Il n’y a donc rien de très nouveau. Je conserve donc le terme d’antisémitisme pour qualifier ces comportements déviants haineux et dangereux, et ce, pour deux raisons : premièrement, c’est celui qui englobe toutes les formes de haine des Juifs et a fait l’objet d’une excellente définition de l’IHRA adoptée par toutes les grandes démocraties. Deuxièmement, dans la loi française, la haine et les discriminations contre les Juifs sont ainsi définies. Pour mieux en comprendre ses enjeux modernes deux passionnants essais viennent de paraître, La nouvelle causalité diabolique (L’Observatoire) du professeur Perrine Simon-Nahum qui ausculte « la démocratie à l’épreuve de l’antisémitisme », et celui de Brigitte Stora : L’antisémitisme : un meurtre intime (Le Bord de l’eau).

Notre laïcité est essentielle, le séparatisme religieux est un poison

Comment la laïcité a-t-elle été vécue par les Juifs en France et comment la vivent-ils aujourd’hui ? Que pensez-vous du parallèle entre porter la kippa et le voile dans l’espace public ?

La laïcité a été reçue par les Français juifs comme une garantie de la séparation de l’Église et de l’État, et donc de la neutralité religieuse de nos institutions. C’était donc une émancipation supplémentaire, la République devenait neutre et n’était plus celle d’une religion dominante, le catholicisme. La laïcité, c'était la possibilité de croire ou de ne pas croire et renvoyait la religion au domaine privé.

La kippa comme la croix ne sont que des symboles religieux, contrairement au voile qui dans beaucoup de cas est instrumentalisé par l’islam radical pour recruter et polariser nos sociétés. Pour préserver la laïcité dans l’espace public, je suis très favorable à la loi de mars 2004 qui a interdit dans les écoles collèges et lycées TOUS les signes religieux ostentatoires. La préservation de notre laïcité est essentielle, le séparatisme religieux est un poison.
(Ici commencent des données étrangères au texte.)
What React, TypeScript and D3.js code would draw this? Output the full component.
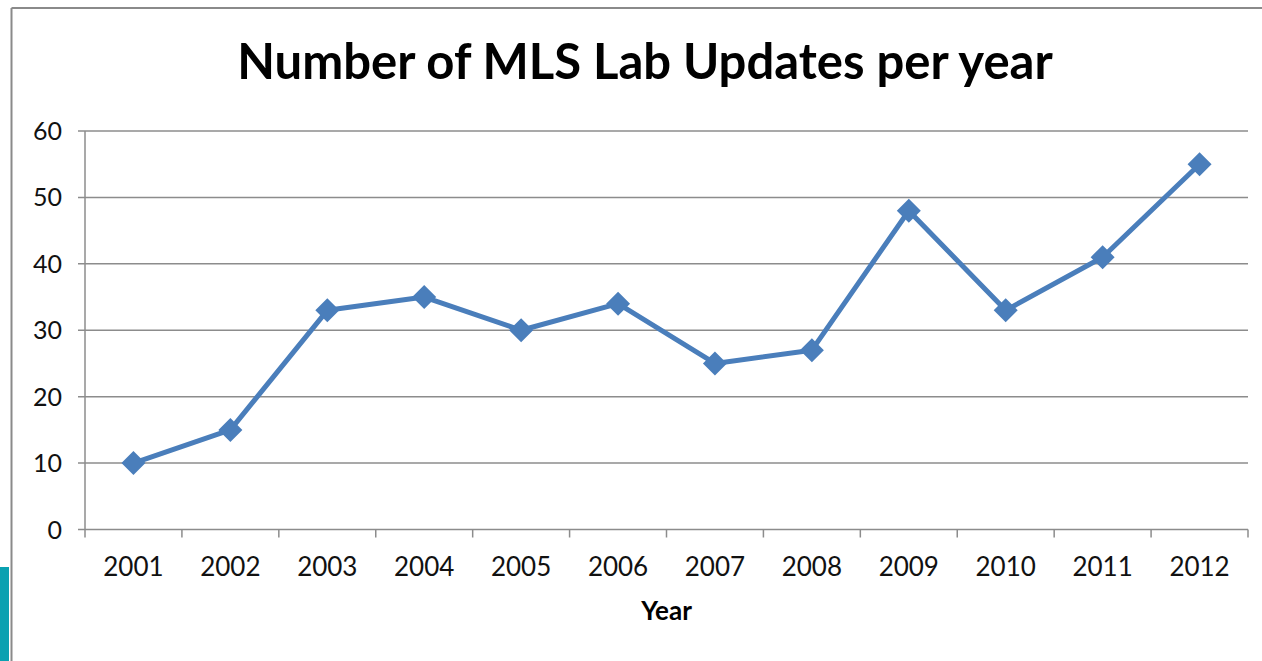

Un dialogue entre les communautés juive et musulmane est-il encore possible ? 

Le dialogue est toujours possible à condition que chacun respecte l’autre et qu’aucune haine ne soit tolérée. Je dialogue beaucoup plus facilement avec mes amis musulmans de bonne volonté qui repoussent l’islam radical mortifère qu’avec l’extrême gauche ignorante et haineuse d’Israël et des Juifs. J’enseigne deux cours à Sciences Po l’un sur « l’histoire des Juifs en France depuis 2000 ans », l’autre sur le judaïsme, l’histoire des Juifs dans le monde, l’antisémitisme et le sionisme. J’ai à chaque fois plusieurs étudiants musulmans.

Cela se passe très bien, car je construis un espace de dialogues et de transmission de connaissances. L’année dernière, un étudiant canadien musulman m’avait même écrit à la fin de l’année « Je vous remercie car vous m’avez guéri de tous les préjugés de ma famille ». Ce fut le plus beau compliment rendu à cet enseignement. Donc les juifs et les musulmans doivent toujours dialoguer dans le respect de nos différentes sensibilités comme de nos attachements à Israël ou à la cause palestinienne. Cependant, nous ne tolérerons jamais la haine ou la violence promue par l’islam radical dans le monde comme en France.